Data Flow Management

The Data Flow Management area implements the data flows defined by Datasets. It follows an event-driven architecture style to achieve loose coupling and feature extensibility. The message bus transports both data models and payload data as part of these data flows. This area orchestrates data flows between components. Data models are consumed by configuration adapters to configure platform components. Various standard components are used to provide persistence and standard API implementations, including the ability to deploy Postgres databases for components in the platform.

Data Presentation

The Data Presentation area is loosely coupled with the platform via public interfaces. It is configured by models consumed by its configuration adapters. It offers web clients to visualize, explore, and discover datasets.

Public Interfaces & Data Flow

Public interfaces are the interfaces that are exposed outside of platform components and outside of the Kubernetes cluster. There are two types of public interfaces: interfaces to read and write payload data and to read dataset metadata (for example OGC WMS/WFS/W[X]S, STA, NGSI-LD, and interfaces for connectors, as well as the DCAT-AP.de API), and interfaces to manage the platform (for example Datasets, Datasources, Datastructures, users, roles, and groups via the Portal Backend API).

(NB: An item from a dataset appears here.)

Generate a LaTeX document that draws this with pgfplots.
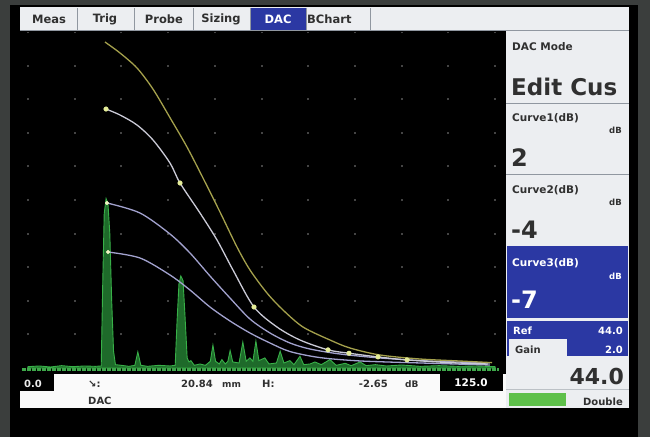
\documentclass[border=0pt]{standalone}
\usepackage{pgfplots}
\pgfplotsset{compat=1.18}
\usepackage{fontspec}
\setmainfont{DejaVu Sans}
\definecolor{bggray}{HTML}{3B3E3D}
\definecolor{panel}{HTML}{ECEEF1}
\definecolor{tabblue}{HTML}{2B38A3}
\definecolor{sepgray}{HTML}{9097A0}
\definecolor{txt}{HTML}{303030}
\definecolor{dots}{HTML}{444444}
\definecolor{sigline}{HTML}{38B048}
\definecolor{sigfill}{HTML}{1E6A2A}
\definecolor{basegreen}{HTML}{3EA84A}
\definecolor{curveone}{HTML}{A4A04C}
\definecolor{refcurve}{HTML}{CACAD6}
\definecolor{curvelow}{HTML}{A2A2CE}
\definecolor{markyel}{HTML}{E4EC98}
\definecolor{okgreen}{HTML}{5EC04A}
\newcommand{\F}[1]{\fontsize{#1}{#1}\selectfont\bfseries}

\begin{document}
\begin{tikzpicture}
\begin{scope}[x=1pt,y=-1pt]
\fill[bggray] (0,0) rectangle (650,437);
\fill[black] (10,5) rectangle (638,437);
% tab bar
\fill[panel] (20,7) rectangle (629,30);
\fill[tabblue] (250,8) rectangle (306,30);
\foreach \x in {77,134,193,250,306,370} \draw[sepgray, line width=0.8pt] (\x,8) -- (\x,30);
\draw[sepgray, line width=0.8pt] (20,30.4) -- (629,30.4);
\node[text=txt, font=\F{11.5}, inner sep=0] at (49,19) {Meas};
\node[text=txt, font=\F{11.5}, inner sep=0] at (105,19) {Trig};
\node[text=txt, font=\F{11.5}, inner sep=0] at (164,19) {Probe};
\node[text=txt, font=\F{11.5}, inner sep=0] at (221,19) {Sizing};
\node[text=white, font=\F{11.5}, inner sep=0] at (278,19) {DAC};
\node[text=txt, font=\F{11.5}, inner sep=0, anchor=west] at (307,19) {BChart};
% right panel
\fill[panel] (506,31) rectangle (629,408);
\node[text=txt, font=\F{10.5}, inner sep=0, anchor=base west] at (512,50) {DAC Mode};
\node[text=txt, font=\F{23}, inner sep=0, anchor=base west] at (511,95) {Edit Cus};
\draw[sepgray, line width=1pt] (506,103) -- (629,103);
\node[text=txt, font=\F{10.5}, inner sep=0, anchor=base west] at (512,121) {Curve1(dB)};
\node[text=txt, font=\F{8.5}, inner sep=0, anchor=base east] at (622,133) {dB};
\node[text=txt, font=\F{24}, inner sep=0, anchor=base west] at (511,166) {2};
\draw[sepgray, line width=1pt] (506,174) -- (629,174);
\node[text=txt, font=\F{10.5}, inner sep=0, anchor=base west] at (512,193) {Curve2(dB)};
\node[text=txt, font=\F{8.5}, inner sep=0, anchor=base east] at (622,205) {dB};
\node[text=txt, font=\F{24}, inner sep=0, anchor=base west] at (511,238) {-4};
\fill[tabblue] (507,246) rectangle (628,318);
\node[text=white, font=\F{10.5}, inner sep=0, anchor=base west] at (512,266) {Curve3(dB)};
\node[text=white, font=\F{8.5}, inner sep=0, anchor=base east] at (622,279) {dB};
\node[text=white, font=\F{24}, inner sep=0, anchor=base west] at (511,308) {-7};
\fill[tabblue] (507,321) rectangle (628,356);
\fill[panel] (509,339) rectangle (567,358);
\node[text=white, font=\F{10}, inner sep=0, anchor=base west] at (513,334) {Ref};
\node[text=white, font=\F{10}, inner sep=0, anchor=base east] at (623,334) {44.0};
\node[text=txt, font=\F{10}, inner sep=0, anchor=base west] at (515,353) {Gain};
\node[text=white, font=\F{10}, inner sep=0, anchor=base east] at (623,353) {2.0};
\node[text=txt, font=\F{22}, inner sep=0, anchor=base east] at (624,384) {44.0};
\draw[sepgray!60, line width=1pt] (506,389) -- (629,389);
\fill[okgreen] (509,393) rectangle (566,406);
\node[text=txt, font=\F{10}, inner sep=0, anchor=base east] at (623,405) {Double};
% status bar
\fill[white!96!gray] (20,374) rectangle (506,408);
\fill[black] (20,374) rectangle (54,391);
\node[text=white!85!gray, font=\F{10}, inner sep=0, anchor=base west] at (24,387) {0.0};
\node[text=txt, font=\F{10}, inner sep=0, anchor=base west] at (88,387) {↘:};
\node[text=txt, font=\F{10}, inner sep=0, anchor=base east] at (213,387) {20.84};
\node[text=txt, font=\F{9}, inner sep=0, anchor=base west] at (222,387) {mm};
\node[text=txt, font=\F{10}, inner sep=0, anchor=base west] at (262,387) {H:};
\node[text=txt, font=\F{10}, inner sep=0, anchor=base east] at (388,387) {-2.65};
\node[text=txt, font=\F{9}, inner sep=0, anchor=base west] at (405,387) {dB};
\fill[black] (440,374) rectangle (503,391);
\node[text=white, font=\F{10.5}, inner sep=0] at (471,383) {125.0};
\node[text=txt, font=\F{10}, inner sep=0, anchor=base west] at (88,404) {DAC};
\end{scope}

\begin{axis}[
  at={(28pt,-368pt)}, anchor=south west,
  scale only axis, width=467pt, height=336pt,
  xmin=0, xmax=125, ymin=0, ymax=100,
  xtick={0,12.5,...,125}, ytick={0,10,...,100},
  xticklabels={}, yticklabels={},
  major tick length=0pt,
  axis line style={draw=none},
  xmajorgrids=true, ymajorgrids=false,
  major grid style={draw=dots, line width=2pt, dash pattern=on 2pt off 31.6pt, dash phase=1pt},
  clip=false,
]
% A-scan signal
\addplot[draw=sigline, fill=sigfill, line width=0.9pt] coordinates {
(0,0.4)(3,0.6)(6,0.3)(9,0.7)(12,0.4)(15,0.6)(18,0.5)(19.6,0.6)(20.0,25)(20.4,46)(20.9,50.4)(21.4,49)(21.9,40)(22.4,20)(22.9,5)(23.4,1)(25,0.8)(27,0.5)(28.6,0.8)(29.4,4.8)(30.2,0.8)(32,0.5)(35,0.8)(38,0.6)(39.4,0.8)(39.9,14)(40.4,25)(40.9,27.4)(41.5,26)(42.0,16)(42.6,3)(43.1,1.8)(43.6,2.2)(44.5,0.8)(46,1.2)(47.5,0.8)(48.8,2)(49.5,6.8)(50.2,2)(51.2,1.2)(51.9,2.5)(52.8,1.2)(53.5,2)(54.1,5.2)(54.8,1.8)(56.5,1.5)(57.5,7.7)(58.4,2)(59.4,3)(60.2,2)(61.0,8)(61.8,2.2)(63.4,3)(64.5,1.2)(66.5,1.5)(67.5,5)(68.5,1.5)(70.1,2.2)(71.2,1)(72.8,3.5)(73.8,1)(75.5,1.2)(76.8,1.8)(78.5,1)(80.8,2.5)(82.5,0.8)(84.9,1.4)(86.5,0.7)(88.9,1.8)(90.5,0.7)(93,1)(96,0.6)(100,0.9)(105,0.5)(110,0.7)(115,0.5)(120,0.6)(125,0.4)
} \closedcycle;
% baseline
\addplot[draw=basegreen, line width=3pt, dash pattern=on 3.5pt off 1.5pt] coordinates {(-1.5,-0.4)(126,-0.4)};
% Curve3 (-7 dB)
\addplot[draw=curvelow, line width=1.3pt, smooth] coordinates {
(21.41,34.52)(29.98,32.74)(38.01,27.68)(43.36,23.21)(48.72,18.15)(54.07,13.99)(59.42,10.42)(64.78,7.44)(70.13,4.9)(78.16,3.1)(88.87,2.1)(104.93,1.5)(123.66,0.9)
};
% Curve2 (-4 dB)
\addplot[draw=curvelow, line width=1.3pt, smooth] coordinates {
(21.15,49.11)(29.98,46.13)(38.01,39.88)(43.36,34.23)(48.72,27.38)(54.07,20.83)(59.42,14.58)(64.78,10.42)(70.13,7.44)(75.48,5.65)(83.51,4.17)(94.22,2.98)(107.60,2.08)(123.66,1.49)
};
% reference DAC curve
\addplot[draw=refcurve, line width=1.3pt, smooth] coordinates {
(20.88,77.08)(24.63,75.30)(29.18,72.32)(33.46,67.86)(38.01,61.01)(40.69,55.06)(46.04,46.13)(50.59,38.10)(54.87,29.17)(60.49,18.15)(66.65,12.20)(72.81,8.33)(80.30,5.4)(85.92,4.4)(93.68,3.3)(101.45,2.4)(112.96,1.6)(123.13,1.2)
};
% Curve1 (+2 dB)
\addplot[draw=curveone, line width=1.3pt, smooth] coordinates {
(20.61,97.02)(24.63,93.75)(29.18,89.29)(33.46,83.0)(38.01,74.5)(42.56,65.77)(46.84,56.55)(51.39,46.43)(55.94,36.01)(59.42,29.17)(63.97,22.32)(68.26,17.26)(73.61,12.20)(80.84,8.33)(86.19,5.95)(94.22,3.87)(104.93,2.68)(115.63,2.08)(124.2,1.6)
};
% DAC points
\addplot[only marks, mark=*, mark size=2.3pt, mark options={draw=markyel, fill=markyel}] coordinates {
(20.88,77.08)(40.69,55.06)(60.49,18.15)(80.30,5.4)(85.92,4.4)(93.68,3.3)(101.45,2.4)
};
\addplot[only marks, mark=*, mark size=1.8pt, mark options={draw=markyel!60!white, fill=markyel!60!white}] coordinates {
(21.15,49.11)(21.41,34.52)
};
\end{axis}
\end{tikzpicture}
\end{document}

Data-consuming components in the Data Presentation area read data from these public interfaces. Data is routed by Redpanda Connect in data flows defined in datasets; for this, data is transported via the message bus. For managing users, roles, and groups, the Portal Frontend is used; the Keycloak admin UI is not supposed to be used directly. The platform domain-specific version of the users/roles/groups data is persisted in the database of the Portal Backend. This view is synced to Keycloak, which performs the actual authentication and authorization via the Keycloak Configuration Adapter (see Propagation of Platform Configuration).

Propagation of Platform Configuration

Platform management follows the concept of the model-centric data flow as depicted in the following figure:

A data flow can consist of multiple well-defined steps. Data is ingested via a standard API or an inbound connector. The data can then be transformed (for example filtering, analysis, aggregation, or changes to the datastructure) before it is persisted in a platform-managed storage. The platform offers various persistence storages, such as FROST-Server, Stellio, or a Postgres database. For publication, the data can be transformed again to comply with the datastructures of the chosen standard APIs or outbound connectors. The data is then made available via public interfaces (for example OGC WMS/WFS, SensorThings API or NGSI-LD) or via specialized outbound connectors. To derive higher-value data, data can be transformed and persisted multiple times within a single data flow. Each step in the data flow is optional, meaning data does not need to be transformed or persisted if it is not required. Each step in the data flow is configured by a model. Models can reference each other; for example, the input datastructure of a transformation and the output datastructure of the previous step (such as a connector) is the same and can be defined once and by referenced by both models of the given steps. The models are managed by one or more platform components.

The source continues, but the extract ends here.